*SUPPLIED INFORMATION*
▬▬▬▬▬▬
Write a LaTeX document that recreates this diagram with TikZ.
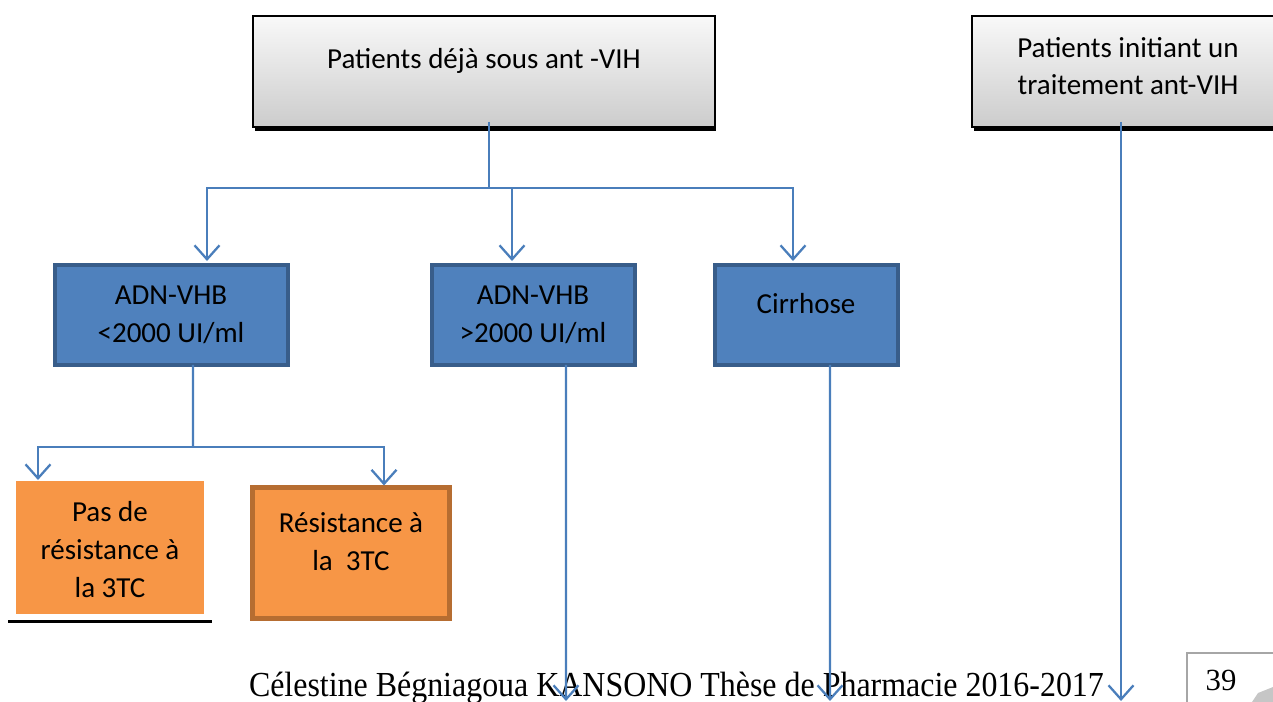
\documentclass[tikz,border=0pt]{standalone}
\usepackage{fontspec}
\setmainfont{Carlito}
\newfontfamily\timesfont{Liberation Serif}
\usetikzlibrary{arrows.meta,shadows}
\definecolor{lineblue}{HTML}{4A7EBB}
\definecolor{boxblue}{HTML}{4F81BD}
\definecolor{borderblue}{HTML}{385D8A}
\definecolor{boxorange}{HTML}{F79646}
\definecolor{borderorange}{HTML}{B66D31}
\begin{document}
\begin{tikzpicture}[x=0.02cm,y=-0.02cm,
  every node/.style={inner sep=0pt, outer sep=0pt},
  txt/.style={font=\fontsize{16.5pt}{21.5pt}\selectfont, align=center},
  graybox/.style={draw=black, line width=0.7pt, top color=gray!5, bottom color=gray!40,
     minimum height=2.22cm,
     drop shadow={shadow xshift=0.03cm, shadow yshift=-0.08cm, fill=black, opacity=1}},
  bluebox/.style={draw=borderblue, line width=2.3pt, fill=boxblue, minimum height=2.0cm},
  orangebox/.style={fill=boxorange},
  conn/.style={draw=lineblue, line width=1.3pt},
  arr/.style={conn, -{Straight Barb[length=0.28cm,width=0.5cm]}}
]
\useasboundingbox (0,0) rectangle (1273,702);
\clip (0,0) rectangle (1273,702);

% gray boxes
\node[graybox, minimum width=9.24cm] (box1) at (484,71.5) {};
\node[txt] (box1t) at (484,61) {Patients déjà sous ant -VIH};
\node[graybox, minimum width=6.32cm] (box2) at (1130,71.5) {};
\node[txt] (box2t) at (1128,66) {Patients initiant un\\traitement ant-VIH};

% blue boxes
\node[bluebox, minimum width=4.66cm] (box3) at (171.5,315) {};
\node[txt] (box3t) at (171,315) {ADN-VHB\\<2000 UI/ml};
\node[bluebox, minimum width=4.06cm] (box4) at (533.5,315) {};
\node[txt] (box4t) at (533,315) {ADN-VHB\\>2000 UI/ml};
\node[bluebox, minimum width=3.66cm] (box5) at (806.5,315) {};
\node[txt] (box5t) at (806,304) {Cirrhose};

% orange boxes
\node[orangebox, minimum width=3.76cm, minimum height=2.66cm] (box6) at (110,547.5) {};
\node[txt] (box6t) at (110,549.5) {Pas de\\résistance à\\la 3TC};
\draw[black, line width=1.7pt] ([shift={(-8,8)}]box6.south west) -- ([shift={(8,8)}]box6.south east);
\node[orangebox, draw=borderorange, line width=2.8pt, minimum width=3.94cm, minimum height=2.62cm] (box7) at (351,553) {};
\node[txt] (box7t) at (351,542) {Résistance à\\la~~3TC};

% footer
\node[anchor=base west, font=\timesfont\fontsize{20pt}{24pt}\selectfont] (footer) at (249,696)
  {\resizebox{17.1cm}{\height}{Célestine Bégniagoua KANSONO Thèse de Pharmacie 2016-2017}};
\node[draw=gray!70, line width=0.6pt, minimum width=2.1cm, minimum height=1.4cm, anchor=north west] (pagebox) at (1187,653) {};
\node[anchor=base, font=\timesfont\fontsize{17.5pt}{20pt}\selectfont] (pagenum) at (1221,690) {39};
\fill[gray!45] (1252,702) -- (1258,693) .. controls (1263,691) and (1268,689) .. (1273,687) -- (1273,702) -- cycle;

% connectors
\coordinate (j1) at (489,188);
\draw[conn] ([shift={(5,-5)}]box1.south) -- (j1);
\draw[arr] (j1) -| ([shift={(35.5,-4)}]box3.north);
\draw[arr] (j1) -| ([shift={(-21.5,-4)}]box4.north);
\draw[arr] (j1) -| ([shift={(-13.5,-4)}]box5.north);

\coordinate (j2) at (193,447);
\draw[conn] ([shift={(21.5,0)}]box3.south) -- (j2);
\draw[arr] (j2) -| ([shift={(-72,-1)}]box6.north);
\draw[arr] (j2) -| ([shift={(33,-2)}]box7.north);

\coordinate (e4) at (566,701);
\coordinate (e5) at (830,701);
\coordinate (e2) at (1121,701);
\draw[arr] ([shift={(32.5,0)}]box4.south) -- (e4);
\draw[arr] ([shift={(23.5,0)}]box5.south) -- (e5);
\draw[arr] ([shift={(-9,-5)}]box2.south) -- (e2);
\end{tikzpicture}
\end{document}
▬▬▬▬▬▬
Omit every picture while copying the listing above exactly.

Write a LaTeX document that recreates this diagram with TikZ.
\documentclass[tikz,border=0pt]{standalone}
\usepackage{fontspec}
\setmainfont{Carlito}
\newfontfamily\timesfont{Liberation Serif}
\usetikzlibrary{arrows.meta,shadows}
\definecolor{lineblue}{HTML}{4A7EBB}
\definecolor{boxblue}{HTML}{4F81BD}
\definecolor{borderblue}{HTML}{385D8A}
\definecolor{boxorange}{HTML}{F79646}
\definecolor{borderorange}{HTML}{B66D31}
\begin{document}
\begin{tikzpicture}[x=0.02cm,y=-0.02cm,
  every node/.style={inner sep=0pt, outer sep=0pt},
  txt/.style={font=\fontsize{16.5pt}{21.5pt}\selectfont, align=center},
  graybox/.style={draw=black, line width=0.7pt, top color=gray!5, bottom color=gray!40,
     minimum height=2.22cm,
     drop shadow={shadow xshift=0.03cm, shadow yshift=-0.08cm, fill=black, opacity=1}},
  bluebox/.style={draw=borderblue, line width=2.3pt, fill=boxblue, minimum height=2.0cm},
  orangebox/.style={fill=boxorange},
  conn/.style={draw=lineblue, line width=1.3pt},
  arr/.style={conn, -{Straight Barb[length=0.28cm,width=0.5cm]}}
]
\useasboundingbox (0,0) rectangle (1273,702);
\clip (0,0) rectangle (1273,702);

% gray boxes
\node[graybox, minimum width=9.24cm] (box1) at (484,71.5) {};
\node[txt] (box1t) at (484,61) {Patients déjà sous ant -VIH};
\node[graybox, minimum width=6.32cm] (box2) at (1130,71.5) {};
\node[txt] (box2t) at (1128,66) {Patients initiant un\\traitement ant-VIH};

% blue boxes
\node[bluebox, minimum width=4.66cm] (box3) at (171.5,315) {};
\node[txt] (box3t) at (171,315) {ADN-VHB\\<2000 UI/ml};
\node[bluebox, minimum width=4.06cm] (box4) at (533.5,315) {};
\node[txt] (box4t) at (533,315) {ADN-VHB\\>2000 UI/ml};
\node[bluebox, minimum width=3.66cm] (box5) at (806.5,315) {};
\node[txt] (box5t) at (806,304) {Cirrhose};

% orange boxes
\node[orangebox, minimum width=3.76cm, minimum height=2.66cm] (box6) at (110,547.5) {};
\node[txt] (box6t) at (110,549.5) {Pas de\\résistance à\\la 3TC};
\draw[black, line width=1.7pt] ([shift={(-8,8)}]box6.south west) -- ([shift={(8,8)}]box6.south east);
\node[orangebox, draw=borderorange, line width=2.8pt, minimum width=3.94cm, minimum height=2.62cm] (box7) at (351,553) {};
\node[txt] (box7t) at (351,542) {Résistance à\\la~~3TC};

% footer
\node[anchor=base west, font=\timesfont\fontsize{20pt}{24pt}\selectfont] (footer) at (249,696)
  {\resizebox{17.1cm}{\height}{Célestine Bégniagoua KANSONO Thèse de Pharmacie 2016-2017}};
\node[draw=gray!70, line width=0.6pt, minimum width=2.1cm, minimum height=1.4cm, anchor=north west] (pagebox) at (1187,653) {};
\node[anchor=base, font=\timesfont\fontsize{17.5pt}{20pt}\selectfont] (pagenum) at (1221,690) {39};
\fill[gray!45] (1252,702) -- (1258,693) .. controls (1263,691) and (1268,689) .. (1273,687) -- (1273,702) -- cycle;

% connectors
\coordinate (j1) at (489,188);
\draw[conn] ([shift={(5,-5)}]box1.south) -- (j1);
\draw[arr] (j1) -| ([shift={(35.5,-4)}]box3.north);
\draw[arr] (j1) -| ([shift={(-21.5,-4)}]box4.north);
\draw[arr] (j1) -| ([shift={(-13.5,-4)}]box5.north);

\coordinate (j2) at (193,447);
\draw[conn] ([shift={(21.5,0)}]box3.south) -- (j2);
\draw[arr] (j2) -| ([shift={(-72,-1)}]box6.north);
\draw[arr] (j2) -| ([shift={(33,-2)}]box7.north);

\coordinate (e4) at (566,701);
\coordinate (e5) at (830,701);
\coordinate (e2) at (1121,701);
\draw[arr] ([shift={(32.5,0)}]box4.south) -- (e4);
\draw[arr] ([shift={(23.5,0)}]box5.south) -- (e5);
\draw[arr] ([shift={(-9,-5)}]box2.south) -- (e2);
\end{tikzpicture}
\end{document}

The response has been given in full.